Implementatie in het ziekenhuis
Klinische onderzoeken met deze technologie zijn een belangrijke stap op weg naar de uiteindelijke integratie in de klinische praktijk. “Het onderzoek dat wij nu doen is een klein onderdeel van het geheel. Uiteindelijk kunnen we samen pas echt impact maken”, gaat Hellström verder. Komend jaar start de klinische studie, dat betekent dat de technologie dan voor het eerst op grotere schaal getest gaat worden in het ziekenhuis. Hellström: “Nu krijgen we feedback van een paar artsen, maar om het echt te kunnen implementeren moeten natuurlijk meer specialisten de technologie gebruiken. Dan krijgen wij een beter beeld van de mogelijkheden.” Bruno vult aan: “Designkeuzes staan dus ook nog niet vast. Naar aanleiding van de input uit de klinische studie kunnen we de tool nog aanpassen.”
Vertrouwen
Vertrouwen van artsen in de technologie is ontzettend belangrijk voor de implementatie ervan. Hellström: “Er komen nu steeds meer regels voor het gebruik van AI in de gezondheidszorg. Door de regels en bijbehorende keurmerken weten artsen beter welke tools zij kunnen vertrouwen. Ik hoop dat dit ertoe leidt dat technologie vaker wordt ingezet, en dat er meer ruimte voor innovatie ontstaat.”
Het maatschappelijk belang is ieder geval groot, zo zien de onderzoekers.
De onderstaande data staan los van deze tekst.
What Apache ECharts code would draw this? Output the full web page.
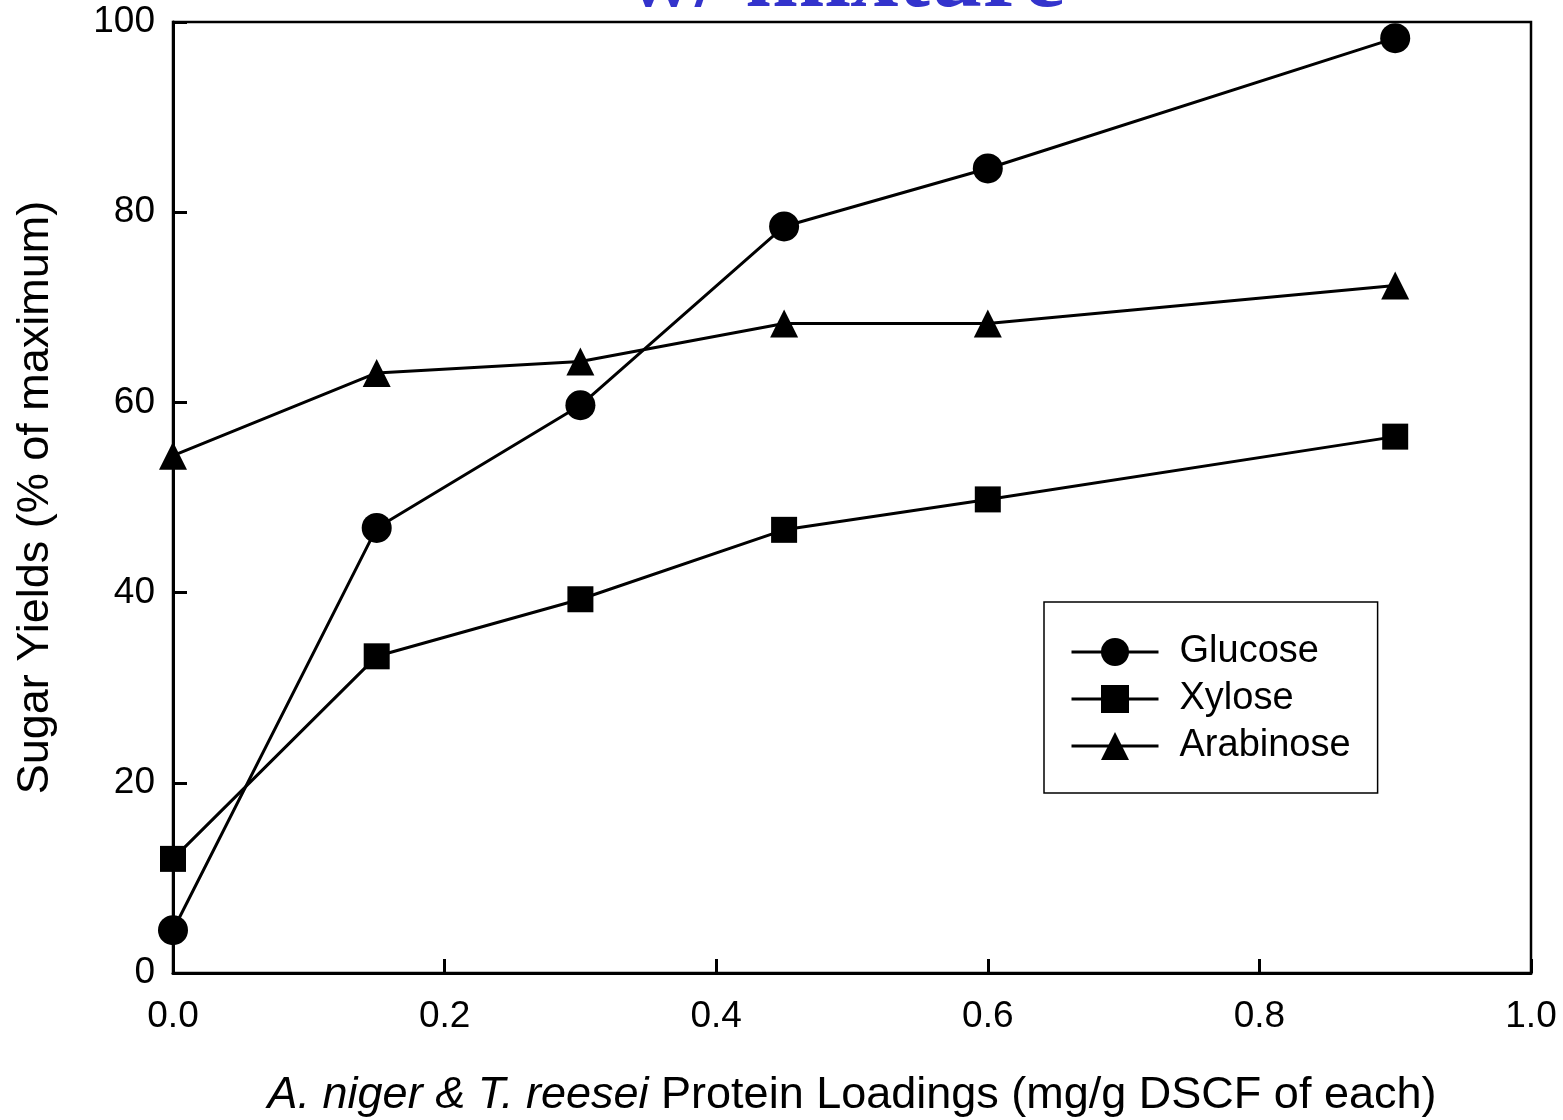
<!DOCTYPE html>
<html>
<head>
<meta charset="utf-8">
<script src="https://cdn.jsdelivr.net/npm/echarts@6/dist/echarts.min.js"></script>
<style>html,body{margin:0;padding:0;background:#fff;}#c{width:1563px;height:1120px;}</style>
</head>
<body>
<div id="c"></div>
<script>
var loadings = [0, 0.15, 0.3, 0.45, 0.6, 0.9];
var glucose = [4.5, 46.8, 59.7, 78.5, 84.6, 98.3];
var xylose = [12.0, 33.3, 39.3, 46.6, 49.8, 56.4];
var arabinose = [54.4, 63.1, 64.3, 68.3, 68.3, 72.3];
var seriesNames = ['Glucose', 'Xylose', 'Arabinose'];
var xTicks = ['0.0', '0.2', '0.4', '0.6', '0.8', '1.0'];
var yTicks = ['0', '20', '40', '60', '80', '100'];

function pairs(ys) { return loadings.map(function (x, i) { return [x, ys[i]]; }); }

var chart = echarts.init(document.getElementById('c'));
var font = '"Liberation Sans", Arial, sans-serif';
function mk(name, data, symbol, size) {
  return {
    name: name, type: 'line', data: pairs(data), symbol: symbol, symbolSize: size,
    lineStyle: { color: '#000', width: 3 }, itemStyle: { color: '#000' },
    showAllSymbol: true, animation: false, z: 3
  };
}
chart.setOption({
  animation: false,
  backgroundColor: '#fff',
  grid: { left: 173, right: 32, top: 22, bottom: 147, show: true, borderColor: '#000', borderWidth: 2.5,
    containLabel: false, outerBoundsMode: 'none' },
  xAxis: {
    type: 'value', min: 0, max: 1, interval: 0.2,
    axisLine: { lineStyle: { color: '#000', width: 3 } },
    axisTick: { inside: true, length: 14, lineStyle: { color: '#000', width: 3 } },
    splitLine: { show: false },
    axisLabel: { color: '#000', fontSize: 37, fontFamily: font, margin: 25,
      formatter: function (v) { return xTicks[Math.round(v / 0.2)]; } },
    name: '{i|A. niger & T. reesei} Protein Loadings (mg/g DSCF of each)',
    nameLocation: 'middle', nameGap: 100,
    nameTextStyle: { color: '#000', fontSize: 45, fontFamily: font,
      rich: { i: { fontStyle: 'italic', fontSize: 45, fontFamily: font, color: '#000' } } }
  },
  yAxis: {
    type: 'value', min: 0, max: 100, interval: 20,
    axisLine: { lineStyle: { color: '#000', width: 3 } },
    axisTick: { inside: true, length: 14, lineStyle: { color: '#000', width: 3 } },
    splitLine: { show: false },
    axisLabel: { color: '#000', fontSize: 37, fontFamily: font, margin: 18,
      formatter: function (v) { return yTicks[Math.round(v / 20)]; } },
    name: 'Sugar Yields (% of maximum)', nameLocation: 'middle', nameGap: 115,
    nameTextStyle: { color: '#000', fontSize: 45, fontFamily: font }
  },
  legend: {
    data: seriesNames, orient: 'vertical', left: 1044, top: 602,
    itemWidth: 87, itemHeight: 35, itemGap: 9,
    padding: [31, 27, 28, 26],
    borderColor: '#000', borderWidth: 1.5, backgroundColor: '#fff',
    lineStyle: { width: 3, color: '#000' },
    textStyle: { color: '#000', fontSize: 38, fontFamily: font, padding: [0, 0, 0, 16] },
    selectedMode: false
  },
  graphic: [{
    type: 'text', x: 846, y: -66, z: 10,
    style: { text: 'w/ mixture', fill: '#3333cc', align: 'center',
      font: 'bold 95px "Liberation Serif", "Times New Roman", serif' }
  }],
  series: [
    mk(seriesNames[0], glucose, 'circle', 30),
    mk(seriesNames[1], xylose, 'rect', 26),
    mk(seriesNames[2], arabinose, 'triangle', 28)
  ]
});
</script>
</body>
</html>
Bruno: “Tijdens het EAISI Symposium ontvingen we veel vragen van mensen wiens dierbaren getroffen zijn door deze uitdagende vorm van kanker. Dat raakt mij altijd, zeker omdat een van mijn familieleden ook te maken heeft gehad met deze ziekte. Het is voor mij niet alleen een wetenschappelijk project, maar ook een missie om het verschil te maken voor patiënten en hun familie.”